Over the weeks and months of being mentored, the tossing subsided. God's words became my anchor and prayer became my lifeline. When the world's voices were pulling me in every direction, it was the sure and reliable word of God that I found dependable and trustworthy. Why? Because I believed by faith that the bible is God's revelation of himself to me.  I began to  love God's word and to know his character is completely trustworthy and true, and I began applying his teaching into my life. Remember the parable of the wise and foolish builders? 

Therefore everyone who hears these words of mine and puts them into practice is like a wise man who built his house on the rock. The rain came down, the streams rose, and the winds blew and beat against that house; yet it did not fall, because it had its foundation on the rock. But everyone who hears these words of mine and does not put them into practice is like a foolish man who built his house on sand. The rain came down, the streams rose, and the winds blew and beat against that house, and it fell with a great crash.   (Matthew 7:24-27)
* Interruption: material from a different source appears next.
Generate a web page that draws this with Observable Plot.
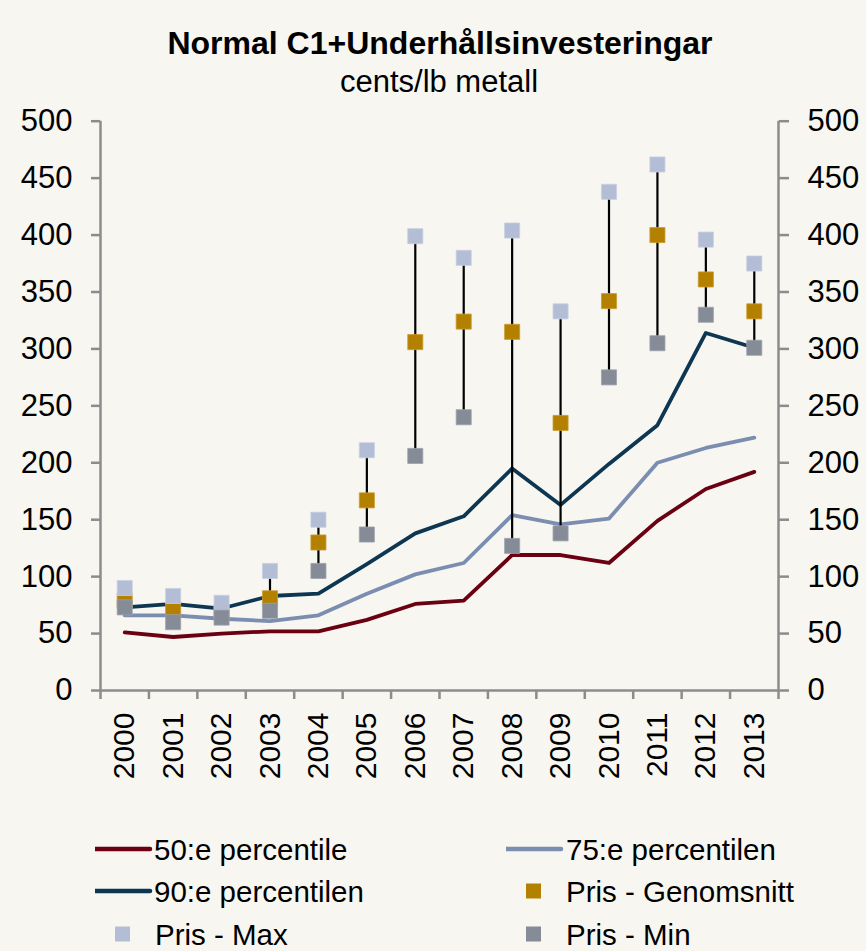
<!DOCTYPE html>
<html>
<head>
<meta charset="utf-8">
<script src="https://cdn.jsdelivr.net/npm/d3@7"></script>
<script src="https://cdn.jsdelivr.net/npm/@observablehq/plot@0.6"></script>
<style>
  html, body { margin: 0; padding: 0; background: #f7f6f0; }
  #wrap { position: relative; width: 866px; height: 951px; background: #f7f6f0; font-family: "Liberation Sans", Arial, sans-serif; color: #000; overflow: hidden; }
  .t { position: absolute; white-space: nowrap; line-height: 1; }
  #chart { position: absolute; left: 0; top: 0; }
</style>
</head>
<body>
<div id="wrap">
  <div class="t" id="title" style="left:0;width:880px;text-align:center;top:27px;font-size:32px;font-weight:bold;">Normal C1+Underhållsinvesteringar</div>
  <div class="t" id="subtitle" style="left:0;width:878px;text-align:center;top:66px;font-size:31px;">cents/lb metall</div>
  <div id="chart"></div>
  <div id="legend"></div>
</div>
<script>
// ---- Data ----
const years = [2000, 2001, 2002, 2003, 2004, 2005, 2006, 2007, 2008, 2009, 2010, 2011, 2012, 2013];
const p50 = [51, 47, 50, 52, 52, 62, 76, 79, 119, 119, 112, 149, 177, 192];
const p75 = [66, 66, 63, 61, 66, 85, 102, 112, 154, 146, 151, 200, 213, 222];
const p90 = [73, 76, 72, 83, 85, 111, 138, 153, 195, 163, 199, 233, 314, 301];
const prisAvg = [79, 71, 69, 81, 130, 167, 306, 324, 315, 235, 342, 400, 361, 333];
const prisMax = [90, 83, 77, 105, 150, 211, 399, 380, 404, 333, 438, 462, 396, 375];
const prisMin = [73, 60, 64, 70, 105, 137, 206, 240, 127, 138, 275, 305, 330, 301];
const yTicks = [0, 50, 100, 150, 200, 250, 300, 350, 400, 450, 500];
const seriesNames = ["50:e percentile", "75:e percentilen", "90:e percentilen", "Pris - Genomsnitt", "Pris - Max", "Pris - Min"];
const colors = ["#6b0012", "#7b8db0", "#0d3653", "#b38000", "#b3bdd6", "#858b97"];

// ---- Tables ----
const rows = years.map((y, i) => ({year: y, p50: p50[i], p75: p75[i], p90: p90[i], avg: prisAvg[i], max: prisMax[i], min: prisMin[i]}));
const bounds = [years[0] - 0.5, ...years.map(y => y + 0.5)];
const axisGrey = "#8c8c8c";

const chart = Plot.plot({
  width: 866,
  height: 800,
  marginTop: 120.7,
  marginBottom: 110,
  marginLeft: 100,
  marginRight: 88,
  style: {background: "transparent", fontFamily: "'Liberation Sans', Arial, sans-serif", overflow: "visible"},
  x: {type: "linear", domain: [bounds[0], bounds[bounds.length - 1]]},
  y: {domain: [0, 500]},
  marks: [
    // axis frame lines
    Plot.ruleX([bounds[0], bounds[bounds.length - 1]], {y1: 0, y2: 500, stroke: axisGrey, strokeWidth: 2.5}),
    Plot.ruleY([0], {stroke: axisGrey, strokeWidth: 2.5}),
    // axes
    Plot.axisY({anchor: "left", ticks: yTicks, tickSize: 9, tickPadding: 19, fontSize: 31, stroke: axisGrey, strokeWidth: 2.5, fill: "#000", label: null}),
    Plot.axisY({anchor: "right", ticks: yTicks, tickSize: 10, tickPadding: 19, fontSize: 31, stroke: axisGrey, strokeWidth: 2.5, fill: "#000", label: null}),
    Plot.axisX({ticks: bounds, tickSize: 9, tickFormat: () => "", stroke: axisGrey, strokeWidth: 2.5, label: null}),
    Plot.axisX({ticks: years, tickSize: 0, tickPadding: 22, tickRotate: -90, tickFormat: d => String(d), fontSize: 30, fill: "#000", label: null}),
    // percentile lines
    Plot.line(rows, {x: "year", y: "p50", stroke: colors[0], strokeWidth: 3.8}),
    Plot.line(rows, {x: "year", y: "p75", stroke: colors[1], strokeWidth: 3.8}),
    Plot.line(rows, {x: "year", y: "p90", stroke: colors[2], strokeWidth: 3.8}),
    // high-low lines
    Plot.ruleX(rows, {x: "year", y1: "min", y2: "max", stroke: "#000", strokeWidth: 2.2}),
    // price markers
    Plot.dot(rows, {x: "year", y: "avg", symbol: "square", r: 8.5, fill: colors[3], stroke: "#c99a30", strokeWidth: 0.8}),
    Plot.dot(rows, {x: "year", y: "max", symbol: "square", r: 8.5, fill: colors[4], stroke: "#c6cfe2", strokeWidth: 0.8}),
    Plot.dot(rows, {x: "year", y: "min", symbol: "square", r: 8.5, fill: colors[5], stroke: "#9da2ac", strokeWidth: 0.8})
  ]
});
document.getElementById("chart").appendChild(chart);

// ---- Legend ----
const legendItems = [
  {name: seriesNames[0], color: colors[0], kind: "line", col: 0, row: 0},
  {name: seriesNames[1], color: colors[1], kind: "line", col: 1, row: 0},
  {name: seriesNames[2], color: colors[2], kind: "line", col: 0, row: 1},
  {name: seriesNames[3], color: colors[3], kind: "square", col: 1, row: 1},
  {name: seriesNames[4], color: colors[4], kind: "square", col: 0, row: 2},
  {name: seriesNames[5], color: colors[5], kind: "square", col: 1, row: 2}
];
const rowY = [849, 891, 934];
const colLine = [[95, 150], [506, 561]];
const colSquare = [122.5, 533.5];
const colText = [154, 566];
const legend = document.getElementById("legend");
const fs = 29.5;
legendItems.forEach(it => {
  const cy = rowY[it.row];
  const sw = document.createElementNS("http://www.w3.org/2000/svg", "svg");
  sw.setAttribute("width", 70); sw.setAttribute("height", 20);
  sw.style.position = "absolute";
  if (it.kind === "line") {
    const [a, b] = colLine[it.col];
    sw.style.left = a + "px"; sw.style.top = (cy - 10) + "px";
    sw.innerHTML = `<line x1="0" x2="${b - a}" y1="10" y2="10" stroke="${it.color}" stroke-width="4.5" stroke-linecap="round"/>`;
  } else {
    const cx = colSquare[it.col];
    sw.style.left = (cx - 7.5) + "px"; sw.style.top = (cy - 10) + "px";
    sw.innerHTML = `<rect x="0" y="2.5" width="15" height="15" fill="${it.color}"/>`;
  }
  legend.appendChild(sw);
  const t = document.createElement("div");
  t.className = "t";
  t.style.left = colText[it.col] + (it.kind === "square" && it.col === 0 ? 1 : 0) + "px";
  t.style.top = (cy - fs * 0.49) + "px";
  t.style.fontSize = fs + "px";
  t.textContent = it.name;
  document.getElementById("wrap").appendChild(t);
});
</script>
</body>
</html>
The foolish builder built his life on a foundation of  choices based on listening to voices other than God and when life's storms came the foundation was revealed to be unstable unreliable and untrustworthy. But the wise builder who chose to build his life on a foundation of God's word and applied God's truth into his life found his foundation to be  reliable and sure during life's hardships.

I chose Jesus as the anchor  in my life, steadying me through rough seas.  So dear friend, who are you listening to?  Who will you choose to guide you?  Which way will you go?

Question :  Do you need a prayer partner, mentor or close friend to help you stay "on course" for God? I encourge you to seek out the help you need, as a life that is anchored in Christ, is a life with a purpose, secured and protected.